Social security is an apt one. So a better poll question, more to the point would be:
June 13, 2005 11:19 PM | Reply | Permalink
At this point, we know that our troops will be there for at least another year, likely much longer. The probability of more bad news is much higher than the probability of a sudden positive change. Bush has not succeeded in articulating sensible exit criteria because he never thought they'd be needed. I'd say W has become a Republican version of Lyndon Johnson.
Johnson, in other ways a much better, much more courageous president than W, split his party and ushered in a decade of serious social unrest. That may be the sort of "tipping point" we're seeing now.

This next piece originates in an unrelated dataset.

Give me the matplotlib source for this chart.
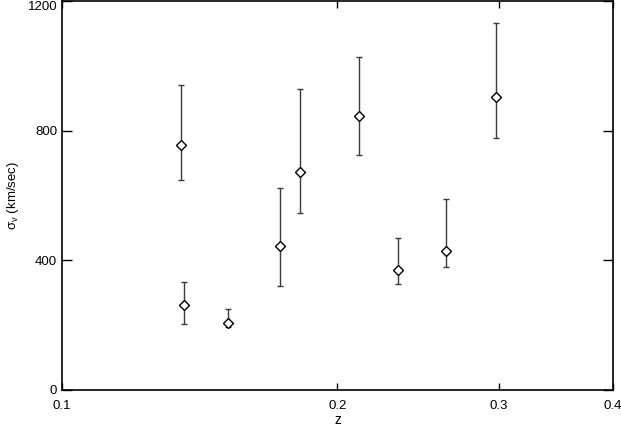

June 14, 2005 6:08 PM | Reply | Permalink
Iraq is not a new Vietnam - it is the new Afghanistan.
June 14, 2005 9:09 PM | Reply | Permalink
I may be pointing out the obvious here, but I think a better gauge of the public opinion on the Iraqi war is the recruiting struggles our services have had in the last year or so. Granted, as of the last 5 months has it been a noticeable issue in the press.
I am and have been skeptical of the war 'effort' from the get-go, but I take public opinion polls with a grain of salt. I think that one inherent problem in the news today, is the media outlets attempting to create news by conducting a poll, or spotlighting one. Mr. Lindsay points out that this polling indicates that the Bush Administration still has a political 'cushion' to work with. Well sure they do, but do they care? Absolutely not. If you listen closely enough, the "We must stay the course"-mantra is the WH strategists way of telling the public to stop wasting any energy questioning their policy.
Public opinion and poll numbers on Iraq can swing dramatically overnight. Let's stop wasting energy reading into the numbers and speculating that maybe the time has come where President Bush's 'base' has begun to abandon his policy. The 'cushion' of the WH would pop if we simply, as people who care, pressure (in many of the same tactics the minstrels of mullah Dobson use against media groups) the print media into mounting a campaign of questioning of the lower officials. The top officials at the WH are surely prepared to handle these questions. But mid-level diplomats will crack after their intial force-fed-then-regurgitated response. Forget the numbers, it is like watching a pot of water boil. Let's take action and hold the people accountable who are supposed to hold our government accountable by simply asking the hard questions.